Um die Blutung zu stillen, wird das Fleisch mit einem Elektrokauter erhitzt. Die schrillen Geräusche erinnern an einen Zahnarztbesuch, der Geruch an eine Grillfeier. „Wir kommen gut voran“, sagt Voigt. Ein letztes Mal setzt er den Laser an und trennt aus dem offenen Fleisch kleinere gelbe Bällchen heraus – Fettgewebspölsterchen. Fertig ist das erste Oberlid. Dieselbe Prozedur folgt auf der linken Seite. Bis beide Lid-Stücke wie zwei Fremdkörper in kleinen Schälchen liegen.
Rund 40 Minuten nach dem ersten Schnitt näht Voigt mit einem kaum sichtbaren Faden und einer Pinzette beide offenen Stellen zu. Miniknötchen schließen die Wunden. Die 2500 Euro für die Oberlider zahlt Brieller aus eigener Tasche. Ebenso wie die anschließende OP an den Unterlidern (2500 Euro) und die Botox- und Laserbehandlung.

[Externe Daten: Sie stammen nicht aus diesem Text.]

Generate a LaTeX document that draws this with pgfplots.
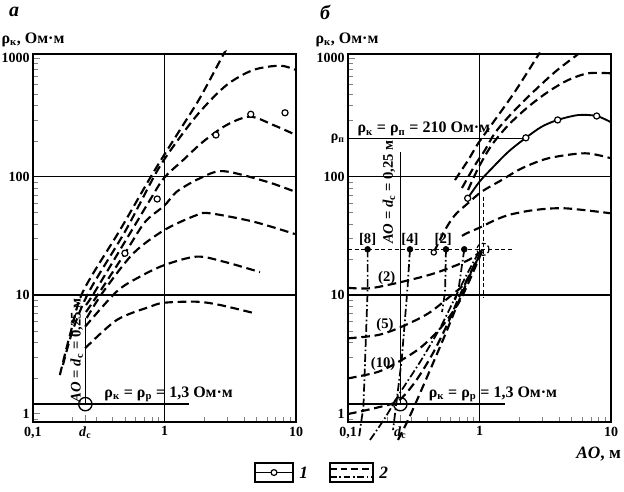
\documentclass[border=0pt]{standalone}
\usepackage{fontspec}
\setmainfont{Liberation Serif}[UprightFont={* Bold},ItalicFont={* Bold Italic}]
\usepackage{pgfplots}
\pgfplotsset{compat=1.18}

\tikzset{
  vd/.style={line width=1.6pt, dash pattern=on 6.5pt off 3.5pt},
  vdd/.style={line width=1.3pt, dash pattern=on 6pt off 2pt on 1.2pt off 2pt},
  grd/.style={line width=1pt},
}

\begin{document}
\begin{tikzpicture}[font=\fontsize{11}{13}\selectfont]
\useasboundingbox (0,0) rectangle (468pt,369pt);

% ---------- panel a ----------
\begin{axis}[
    at={(24.75pt,52.5pt)}, anchor=south west,
    scale only axis, width=197.25pt, height=276pt,
    xmode=log, ymode=log,
    xmin=0.1, xmax=10, ymin=0.848, ymax=1081,
    clip=false,
    axis line style={line width=1.3pt},
    tick pos=left, tick align=inside,
    major tick length=5pt, minor tick length=3.5pt,
    xtick={0.1,0.25,1,10},
    xticklabels={{0,1},{\textit{d}\textsubscript{с}},1,10},
    minor xtick={0.2,0.3,0.4,0.5,0.6,0.7,0.8,0.9,2,3,4,5,6,7,8,9},
    ytick={1,10,100,1000}, yticklabels={1,10,100,1000},
    minor ytick={0.9,2,3,4,5,6,7,8,9,20,30,40,50,60,70,80,90,200,300,400,500,600,700,800,900},
    tick label style={font=\fontsize{10.5}{12}\selectfont},
    yticklabel style={xshift=1pt},
  ]
  \draw[grd] (axis cs:1,0.848) -- (axis cs:1,1081);
  \draw[grd] (axis cs:0.1,10) -- (axis cs:10,10);
  \draw[grd] (axis cs:0.1,100) -- (axis cs:10,100);

  \addplot[vd, smooth, tension=0.5] coordinates {(0.160,2.11)(0.191,4.6)(0.24,10.7)(0.459,35.4)(0.818,107)(1.31,247)(1.86,460)(2.79,1060)(2.83,1081)};
  \addplot[vd, smooth, tension=0.5] coordinates {(0.169,2.57)(0.201,5.07)(0.267,10.7)(0.509,35.4)(0.873,110)(1.24,197)(1.86,352)(2.97,592)(4.73,792)(7.55,861)(10,792)};
  \addplot[vd, smooth, tension=0.5] coordinates {(0.253,8.23)(0.296,10.7)(0.566,35.4)(0.776,63.4)(0.991,97.1)(1.39,138)(1.97,197)(2.97,272)(4.47,320)(6.72,272)(10,224)};
  \addplot[vd, smooth, tension=0.5] coordinates {(0.253,7.19)(0.323,10.7)(0.50,22.5)(0.711,41.3)(1.0,56.9)(1.24,74.5)(1.86,96.6)(2.8,111)(5.99,90.4)(9.8,74.5)};
  \addplot[vd, smooth, tension=0.5] coordinates {(0.256,6.4)(0.343,10.7)(0.58,22.5)(1.0,35.4)(1.76,47.3)(2.22,48.9)(4.74,41.6)(9.8,32.7)};
  \addplot[vd, smooth, tension=0.5] coordinates {(0.249,5.4)(0.433,10.7)(0.652,14.3)(1.0,17.9)(1.76,21.1)(2.88,19.0)(5.32,15.6)};
  \addplot[vd, smooth, tension=0.5] coordinates {(0.249,3.55)(0.433,6.15)(0.776,7.97)(1.0,8.61)(1.76,8.78)(2.64,8.24)(4.88,7.0)};

  \addplot[only marks, mark=*, mark size=2.3pt, mark options={fill=white, draw=black, line width=0.9pt}] coordinates {(0.50,22.5)(0.88,64.6)(2.46,224)(4.53,335)(8.25,345)};

  \addplot[line width=1pt] coordinates {(0.25,1.2)(0.25,6.4)};
  \addplot[line width=1pt] coordinates {(0.1,1.2)(1.53,1.2)};
  \addplot[only marks, mark=o, mark size=5pt, mark options={line width=1pt}] coordinates {(0.25,1.2)};

  \node[anchor=south west, inner sep=1pt, font=\fontsize{12}{13}\selectfont] at (axis cs:0.34,1.22) {ρ\textsubscript{к} = ρ\textsubscript{р} = 1,3 Ом·м};
  \node[rotate=90, inner sep=0pt] at (axis cs:0.215,3.4) {\textit{AO} = \textit{d}\textsubscript{с} = 0,25 м};
\end{axis}

% ---------- panel b ----------
\begin{axis}[
    at={(261pt,52.5pt)}, anchor=south west,
    scale only axis, width=197.25pt, height=276pt,
    xmode=log, ymode=log,
    xmin=0.1, xmax=10, ymin=0.848, ymax=1081,
    clip=false,
    axis line style={line width=1.3pt},
    tick pos=left, tick align=inside,
    major tick length=5pt, minor tick length=3.5pt,
    xtick={0.1,0.25,1,10},
    xticklabels={{0,1},{\textit{d}\textsubscript{с}},1,10},
    minor xtick={0.2,0.3,0.4,0.5,0.6,0.7,0.8,0.9,2,3,4,5,6,7,8,9},
    ytick={1,10,100,210,1000}, yticklabels={1,10,100,{ρ\textsubscript{п}},1000},
    minor ytick={0.9,2,3,4,5,6,7,8,9,20,30,40,50,60,70,80,90,300,400,500,600,700,800,900},
    tick label style={font=\fontsize{10.5}{12}\selectfont},
    yticklabel style={xshift=1pt},
  ]
  \draw[grd] (axis cs:1,0.848) -- (axis cs:1,1081);
  \draw[grd] (axis cs:0.1,10) -- (axis cs:10,10);
  \draw[grd] (axis cs:0.1,100) -- (axis cs:10,100);

  % measured curve 1
  \addplot[line width=1.4pt, smooth, tension=0.5] coordinates {(0.813,65.5)(1.0,90.4)(1.24,117)(1.66,162)(2.25,212)(2.97,263)(3.93,300)(5.64,330)(7.78,324)(10,287)};
  \addplot[only marks, mark=*, mark size=2.3pt, mark options={fill=white, draw=black, line width=0.9pt}] coordinates {(0.813,65.5)(2.25,212)(3.93,300)(7.78,324)};

  % theoretical curves 2
  \addplot[vd, smooth, tension=0.5] coordinates {(0.651,93.4)(0.822,138)(0.979,191)(1.31,300)(1.86,520)(2.80,1060)(2.83,1081)};
  \addplot[vd, smooth, tension=0.5] coordinates {(0.736,80)(0.925,125)(1.10,167)(1.31,233)(1.71,330)(2.42,487)(3.75,762)(5.51,1060)(5.64,1081)};
  \addplot[vd, smooth, tension=0.5] coordinates {(0.818,76.9)(0.979,118)(1.238,184)(1.66,272)(2.35,388)(3.34,520)(4.73,652)(6.71,743)(10,743)};
  \addplot[vd, smooth, tension=0.5] coordinates {(0.449,22.9)(0.547,35.4)(0.651,47.3)(0.822,59.8)(1.039,74.5)(1.475,93.4)(2.09,117)(3.34,142.5)(6.34,157)(10,142.5)};
  \addplot[vd, smooth, tension=0.5] coordinates {(0.736,31.5)(0.799,33.2)(1.039,37.7)(1.238,41.6)(1.66,47.3)(2.64,52.2)(4.47,53.9)(10,48.9)};

  % curves (2), (5), (10)
  \addplot[vd, smooth, tension=0.5] coordinates {(0.1,11.5)(0.147,11.4)(0.256,12.9)(0.459,15.3)(0.822,19.7)(1.063,24.3)};
  \addplot[vd, smooth, tension=0.5] coordinates {(0.1,4.31)(0.170,4.6)(0.256,5.4)(0.408,7.0)(0.615,10)(0.776,12.6)(0.925,18.5)(1.063,24.3)};
  \addplot[vd, smooth, tension=0.5] coordinates {(0.1,1.98)(0.170,2.25)(0.256,2.83)(0.363,3.66)(0.516,5.4)(0.691,8.51)(0.822,12.6)(0.979,19.7)(1.063,24.3)};

  % steep lines from below
  \addplot[vd, smooth, tension=0.5] coordinates {(0.1,0.99)(0.160,1.11)(0.240,1.275)(0.323,1.84)(0.435,3.12)(0.566,5.58)(0.711,10)(0.877,16.3)(1.063,24.0)};
  \addplot[vdd, smooth, tension=0.5] coordinates {(0.147,0.598)(0.191,0.916)(0.248,1.49)(0.353,2.72)(0.501,5.27)(0.651,9.43)(0.818,15.6)(1.009,24.0)};
  \addplot[vd, smooth, tension=0.5] coordinates {(0.240,0.598)(0.286,0.881)(0.340,1.35)(0.421,2.33)(0.547,4.6)(0.687,8.56)(0.847,14.7)(1.027,23.1)};

  % [8], [4], [2]
  \addplot[vdd] coordinates {(0.141,24.3)(0.141,11)(0.131,1.14)(0.121,0.62)};
  \addplot[vdd] coordinates {(0.296,24.3)(0.284,11.7)(0.256,2.83)(0.234,1.26)(0.22,0.725)};
  \addplot[vdd] coordinates {(0.556,24.3)(0.547,10.6)(0.519,7.19)};
  \addplot[vdd] coordinates {(0.766,24.3)(0.691,11.0)(0.651,9.07)};
  \addplot[line width=0.9pt, densely dashed] coordinates {(0.1,24.3)(1.76,24.3)};
  \addplot[line width=0.9pt, densely dashed] coordinates {(1.07,67.6)(1.07,9.4)};
  \addplot[only marks, mark=*, mark size=2.2pt] coordinates {(0.141,24.3)(0.296,24.3)(0.556,24.3)(0.766,24.3)};
  \addplot[only marks, mark=*, mark size=2pt, mark options={fill=white, draw=black, line width=0.9pt}] coordinates {(0.449,22.9)};
  \addplot[only marks, mark=o, mark size=4.5pt, mark options={line width=0.9pt, densely dashed}] coordinates {(1.063,24.3)};

  \addplot[line width=1pt] coordinates {(0.25,1.2)(0.25,161)};
  \addplot[line width=1pt] coordinates {(0.1,210)(2.14,210)};
  \addplot[line width=1pt] coordinates {(0.1,1.2)(1.56,1.2)};
  \addplot[only marks, mark=o, mark size=5pt, mark options={line width=1pt}] coordinates {(0.25,1.2)};

  \node[anchor=south west, inner sep=1pt, font=\fontsize{12}{13}\selectfont] at (axis cs:0.115,212) {ρ\textsubscript{к} = ρ\textsubscript{п} = 210 Ом·м};
  \node[anchor=south west, inner sep=1pt, font=\fontsize{12}{13}\selectfont] at (axis cs:0.40,1.22) {ρ\textsubscript{к} = ρ\textsubscript{р} = 1,3 Ом·м};
  \node[rotate=90, inner sep=0pt] at (axis cs:0.205,74) {\textit{AO} = \textit{d}\textsubscript{с} = 0,25 м};
  \node[anchor=south, inner sep=2pt] at (axis cs:0.141,24.8) {[8]};
  \node[anchor=south, inner sep=2pt] at (axis cs:0.296,24.8) {[4]};
  \node[anchor=south, inner sep=2pt] at (axis cs:0.53,24.8) {[2]};
  \node at (axis cs:0.197,13.8) {(2)};
  \node at (axis cs:0.191,5.6) {(5)};
  \node at (axis cs:0.185,2.6) {(10)};
\end{axis}

% ---------- outside labels ----------
\node[font=\fontsize{15}{15}\selectfont\itshape] at (10.5pt,360pt) {а};
\node[font=\fontsize{15}{15}\selectfont\itshape] at (243.75pt,360pt) {б};
\node[font=\fontsize{12}{13}\selectfont] at (24.75pt,339pt) {ρ\textsubscript{к}, Ом·м};
\node[font=\fontsize{12}{13}\selectfont] at (260.25pt,339pt) {ρ\textsubscript{к}, Ом·м};
\node[font=\fontsize{13}{14}\selectfont] at (449pt,28.5pt) {\textit{AO}, м};

% legend
\draw[line width=1pt] (191.25pt,7.5pt) rectangle (219.75pt,21.75pt);
\draw[line width=1pt] (191.25pt,14.6pt) -- (219.75pt,14.6pt);
\draw[line width=0.9pt, fill=white] (205.5pt,14.6pt) circle (2.2pt);
\node[anchor=west, font=\fontsize{13}{14}\selectfont\itshape] at (221pt,14.6pt) {1};
\draw[line width=1pt] (247.5pt,7.5pt) rectangle (279.75pt,21.75pt);
\draw[line width=1.3pt, dash pattern=on 5pt off 3pt] (247.5pt,17.25pt) -- (279.75pt,17.25pt);
\draw[line width=1.3pt, dash pattern=on 5pt off 2pt on 1.2pt off 2pt] (247.5pt,11.25pt) -- (279.75pt,11.25pt);
\node[anchor=west, font=\fontsize{13}{14}\selectfont\itshape] at (281pt,14.6pt) {2};
\end{tikzpicture}
\end{document}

Eine Woche später kommt Stefan Brieller in Voigts schicke Praxisräume an seinem zweiten Standort – direkt neben dem Nobelhotel Bayerischer Hof. Er freut sich, bald wieder „gesellschaftsfähig zu sein und vitaler auszusehen“. In den letzten Tagen habe sein Gesicht unterschiedlichste Blautöne angenommen. „Die ersten Tage ist man schon deutlich eingeschränkt“, erzählt Brieller. „So eine Augenlid-OP wird doch schon als sehr heftiger Eingriff gesehen – so etwas macht man ja nicht jeden Tag.“ Heftpflaster an den Ober- und Unterlidern lassen die Tortur erahnen.
Die Pflaster kommen weg, Brieller begutachtet in einem Handspiegel seine neue Augenpartie neugierig von allen Seiten. Seine Lider sind deutlicher sichtbarer, aber auch die roten wellenförmigen Narben der Naht. Vorsichtig zieht die Ärztin die Fäden aus seinen neuen Lidern. Er zuckt. Bis alles verheilt und das Ergebnis endgültig sichtbar ist, wird es noch dauern. Brieller hat aber schon jetzt ein „gutes und vielversprechendes“ Gefühl.